======== GIVEN INFORMATION ========

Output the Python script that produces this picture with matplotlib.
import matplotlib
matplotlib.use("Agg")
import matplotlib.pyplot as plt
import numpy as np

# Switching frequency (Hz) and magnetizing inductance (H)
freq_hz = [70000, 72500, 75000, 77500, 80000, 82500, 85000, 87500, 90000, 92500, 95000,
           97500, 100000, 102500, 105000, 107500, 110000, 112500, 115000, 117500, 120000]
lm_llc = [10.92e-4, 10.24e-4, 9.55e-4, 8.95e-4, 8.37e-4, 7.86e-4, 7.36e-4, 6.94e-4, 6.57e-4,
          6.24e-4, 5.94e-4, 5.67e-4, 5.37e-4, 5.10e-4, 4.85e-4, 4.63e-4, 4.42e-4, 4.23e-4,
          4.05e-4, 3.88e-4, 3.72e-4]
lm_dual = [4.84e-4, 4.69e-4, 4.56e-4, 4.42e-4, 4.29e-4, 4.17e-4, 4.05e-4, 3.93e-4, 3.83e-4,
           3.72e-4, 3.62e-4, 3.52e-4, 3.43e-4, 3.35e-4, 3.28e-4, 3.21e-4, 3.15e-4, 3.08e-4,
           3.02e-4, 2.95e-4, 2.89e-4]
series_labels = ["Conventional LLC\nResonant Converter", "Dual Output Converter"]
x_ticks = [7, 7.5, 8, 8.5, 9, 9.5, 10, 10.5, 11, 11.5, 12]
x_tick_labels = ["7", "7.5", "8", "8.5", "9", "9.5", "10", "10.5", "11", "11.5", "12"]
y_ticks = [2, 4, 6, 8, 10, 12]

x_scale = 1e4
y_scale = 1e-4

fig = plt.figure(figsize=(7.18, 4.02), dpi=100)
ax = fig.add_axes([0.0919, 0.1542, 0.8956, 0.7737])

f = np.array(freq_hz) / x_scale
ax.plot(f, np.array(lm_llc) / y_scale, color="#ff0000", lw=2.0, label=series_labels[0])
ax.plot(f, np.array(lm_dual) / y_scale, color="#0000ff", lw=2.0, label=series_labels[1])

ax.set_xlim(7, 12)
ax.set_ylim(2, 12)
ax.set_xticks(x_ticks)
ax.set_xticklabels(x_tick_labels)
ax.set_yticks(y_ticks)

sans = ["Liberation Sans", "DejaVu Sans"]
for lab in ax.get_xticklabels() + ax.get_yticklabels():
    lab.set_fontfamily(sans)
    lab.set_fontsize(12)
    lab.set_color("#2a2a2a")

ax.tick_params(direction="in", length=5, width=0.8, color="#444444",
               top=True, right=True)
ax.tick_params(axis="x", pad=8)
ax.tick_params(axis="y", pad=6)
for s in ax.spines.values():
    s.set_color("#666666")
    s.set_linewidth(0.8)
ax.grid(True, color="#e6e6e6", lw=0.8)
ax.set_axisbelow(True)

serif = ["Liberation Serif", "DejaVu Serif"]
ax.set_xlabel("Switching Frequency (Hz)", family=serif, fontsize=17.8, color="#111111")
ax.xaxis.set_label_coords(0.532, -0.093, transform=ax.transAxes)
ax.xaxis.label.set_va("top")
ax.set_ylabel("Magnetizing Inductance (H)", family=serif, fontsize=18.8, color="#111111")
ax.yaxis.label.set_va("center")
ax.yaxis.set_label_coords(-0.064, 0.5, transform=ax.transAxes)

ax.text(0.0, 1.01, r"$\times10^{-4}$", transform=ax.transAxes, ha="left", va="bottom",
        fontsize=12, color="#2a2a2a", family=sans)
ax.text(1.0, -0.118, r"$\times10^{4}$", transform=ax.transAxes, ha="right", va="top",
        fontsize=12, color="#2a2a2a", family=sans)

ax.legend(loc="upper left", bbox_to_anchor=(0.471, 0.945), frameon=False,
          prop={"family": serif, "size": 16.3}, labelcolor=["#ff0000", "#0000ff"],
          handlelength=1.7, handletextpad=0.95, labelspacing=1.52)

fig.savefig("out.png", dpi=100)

========

• YOUR GOAL
In this exercise, copy only the lines from the opening line of the material through the line where "ax.set_axisbelow(True)" appears.

• SOLVED PROBLEM
Output the Python script that produces this picture with matplotlib.
import matplotlib
matplotlib.use("Agg")
import matplotlib.pyplot as plt
import numpy as np

# Switching frequency (Hz) and magnetizing inductance (H)
freq_hz = [70000, 72500, 75000, 77500, 80000, 82500, 85000, 87500, 90000, 92500, 95000,
           97500, 100000, 102500, 105000, 107500, 110000, 112500, 115000, 117500, 120000]
lm_llc = [10.92e-4, 10.24e-4, 9.55e-4, 8.95e-4, 8.37e-4, 7.86e-4, 7.36e-4, 6.94e-4, 6.57e-4,
          6.24e-4, 5.94e-4, 5.67e-4, 5.37e-4, 5.10e-4, 4.85e-4, 4.63e-4, 4.42e-4, 4.23e-4,
          4.05e-4, 3.88e-4, 3.72e-4]
lm_dual = [4.84e-4, 4.69e-4, 4.56e-4, 4.42e-4, 4.29e-4, 4.17e-4, 4.05e-4, 3.93e-4, 3.83e-4,
           3.72e-4, 3.62e-4, 3.52e-4, 3.43e-4, 3.35e-4, 3.28e-4, 3.21e-4, 3.15e-4, 3.08e-4,
           3.02e-4, 2.95e-4, 2.89e-4]
series_labels = ["Conventional LLC\nResonant Converter", "Dual Output Converter"]
x_ticks = [7, 7.5, 8, 8.5, 9, 9.5, 10, 10.5, 11, 11.5, 12]
x_tick_labels = ["7", "7.5", "8", "8.5", "9", "9.5", "10", "10.5", "11", "11.5", "12"]
y_ticks = [2, 4, 6, 8, 10, 12]

x_scale = 1e4
y_scale = 1e-4

fig = plt.figure(figsize=(7.18, 4.02), dpi=100)
ax = fig.add_axes([0.0919, 0.1542, 0.8956, 0.7737])

f = np.array(freq_hz) / x_scale
ax.plot(f, np.array(lm_llc) / y_scale, color="#ff0000", lw=2.0, label=series_labels[0])
ax.plot(f, np.array(lm_dual) / y_scale, color="#0000ff", lw=2.0, label=series_labels[1])

ax.set_xlim(7, 12)
ax.set_ylim(2, 12)
ax.set_xticks(x_ticks)
ax.set_xticklabels(x_tick_labels)
ax.set_yticks(y_ticks)

sans = ["Liberation Sans", "DejaVu Sans"]
for lab in ax.get_xticklabels() + ax.get_yticklabels():
    lab.set_fontfamily(sans)
    lab.set_fontsize(12)
    lab.set_color("#2a2a2a")

ax.tick_params(direction="in", length=5, width=0.8, color="#444444",
               top=True, right=True)
ax.tick_params(axis="x", pad=8)
ax.tick_params(axis="y", pad=6)
for s in ax.spines.values():
    s.set_color("#666666")
    s.set_linewidth(0.8)
ax.grid(True, color="#e6e6e6", lw=0.8)
ax.set_axisbelow(True)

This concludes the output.